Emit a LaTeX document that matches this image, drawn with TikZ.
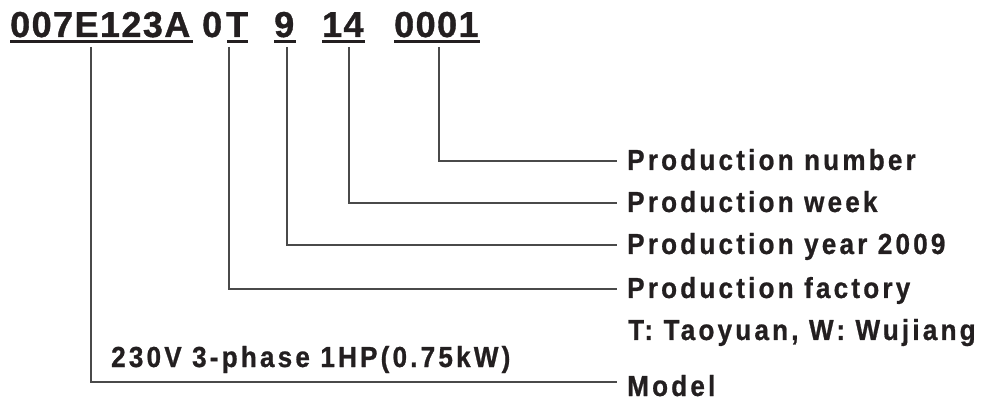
\documentclass[tikz,border=0pt]{standalone}
\usepackage{fontspec}
\setmainfont{Liberation Sans}
\newfontfamily\topfont[LetterSpace=4,FakeBold=1]{Liberation Sans Bold}
\newfontfamily\labfont[LetterSpace=11,FakeStretch=0.9,FakeBold=0.8]{Liberation Sans Bold}
\definecolor{ink}{HTML}{231F20}
\definecolor{wire}{HTML}{4A4A4A}
\tikzset{
  code/.style={inner sep=0pt, anchor=base west, text=ink, font=\topfont\fontsize{36}{42}\selectfont},
  lab/.style={inner sep=0pt, anchor=base west, text=ink, font=\labfont\fontsize{29}{34}\selectfont},
  uline/.style={draw=ink, line width=3pt},
  wireline/.style={draw=wire, line width=1.3pt}
}
\begin{document}
\begin{tikzpicture}[x=1pt,y=-1pt]
\useasboundingbox (0,0) rectangle (991,403);
% code groups
\node[code] (c1) at (10,37) {007E123A};
\node[code] (c2a) at (202,37) {0};
\node[code] (c2) at (226,37) {T};
\node[code] (c3) at (274,37) {9};
\node[code] (c4) at (322,37) {14};
\node[code] (c5) at (394,37) {0001};
% underlines
\draw[uline] (10,41.5) -- (193,41.5);
\draw[uline] (227,41.5) -- (248,41.5);
\draw[uline] (274,41.5) -- (296,41.5);
\draw[uline] (322,41.5) -- (365,41.5);
\draw[uline] (394,41.5) -- (480,41.5);
% labels
\node[lab] (l5) at (627,170) {Production number};
\node[lab] (l4) at (627,212) {Production week};
\node[lab] (l3) at (627,254) {Production year 2009};
\node[lab] (l2) at (627,298) {Production factory};
\node[lab] (l2b) at (628,340) {T: Taoyuan, W: Wujiang};
\node[lab] (l1b) at (111,367) {230V 3-phase 1HP(0.75kW)};
\node[lab] (l1) at (627,396) {Model};
% connector start and end points
\coordinate (s1) at (91,47);
\coordinate (s2) at (229,47);
\coordinate (s3) at (287,47);
\coordinate (s4) at (349,47);
\coordinate (s5) at (439,47);
\coordinate (e1) at (617,382);
\coordinate (e2) at (617,289);
\coordinate (e3) at (617,245);
\coordinate (e4) at (617,203);
\coordinate (e5) at (617,161);
\draw[wireline] (s1) |- (e1);
\draw[wireline] (s2) |- (e2);
\draw[wireline] (s3) |- (e3);
\draw[wireline] (s4) |- (e4);
\draw[wireline] (s5) |- (e5);
\end{tikzpicture}
\end{document}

++++

=== Exercise description ===
Take the data above and repeat it exactly, leaving each picture out.

=== Answer to this task ===
Emit a LaTeX document that matches this image, drawn with TikZ.
\documentclass[tikz,border=0pt]{standalone}
\usepackage{fontspec}
\setmainfont{Liberation Sans}
\newfontfamily\topfont[LetterSpace=4,FakeBold=1]{Liberation Sans Bold}
\newfontfamily\labfont[LetterSpace=11,FakeStretch=0.9,FakeBold=0.8]{Liberation Sans Bold}
\definecolor{ink}{HTML}{231F20}
\definecolor{wire}{HTML}{4A4A4A}
\tikzset{
  code/.style={inner sep=0pt, anchor=base west, text=ink, font=\topfont\fontsize{36}{42}\selectfont},
  lab/.style={inner sep=0pt, anchor=base west, text=ink, font=\labfont\fontsize{29}{34}\selectfont},
  uline/.style={draw=ink, line width=3pt},
  wireline/.style={draw=wire, line width=1.3pt}
}
\begin{document}
\begin{tikzpicture}[x=1pt,y=-1pt]
\useasboundingbox (0,0) rectangle (991,403);
% code groups
\node[code] (c1) at (10,37) {007E123A};
\node[code] (c2a) at (202,37) {0};
\node[code] (c2) at (226,37) {T};
\node[code] (c3) at (274,37) {9};
\node[code] (c4) at (322,37) {14};
\node[code] (c5) at (394,37) {0001};
% underlines
\draw[uline] (10,41.5) -- (193,41.5);
\draw[uline] (227,41.5) -- (248,41.5);
\draw[uline] (274,41.5) -- (296,41.5);
\draw[uline] (322,41.5) -- (365,41.5);
\draw[uline] (394,41.5) -- (480,41.5);
% labels
\node[lab] (l5) at (627,170) {Production number};
\node[lab] (l4) at (627,212) {Production week};
\node[lab] (l3) at (627,254) {Production year 2009};
\node[lab] (l2) at (627,298) {Production factory};
\node[lab] (l2b) at (628,340) {T: Taoyuan, W: Wujiang};
\node[lab] (l1b) at (111,367) {230V 3-phase 1HP(0.75kW)};
\node[lab] (l1) at (627,396) {Model};
% connector start and end points
\coordinate (s1) at (91,47);
\coordinate (s2) at (229,47);
\coordinate (s3) at (287,47);
\coordinate (s4) at (349,47);
\coordinate (s5) at (439,47);
\coordinate (e1) at (617,382);
\coordinate (e2) at (617,289);
\coordinate (e3) at (617,245);
\coordinate (e4) at (617,203);
\coordinate (e5) at (617,161);
\draw[wireline] (s1) |- (e1);
\draw[wireline] (s2) |- (e2);
\draw[wireline] (s3) |- (e3);
\draw[wireline] (s4) |- (e4);
\draw[wireline] (s5) |- (e5);
\end{tikzpicture}
\end{document}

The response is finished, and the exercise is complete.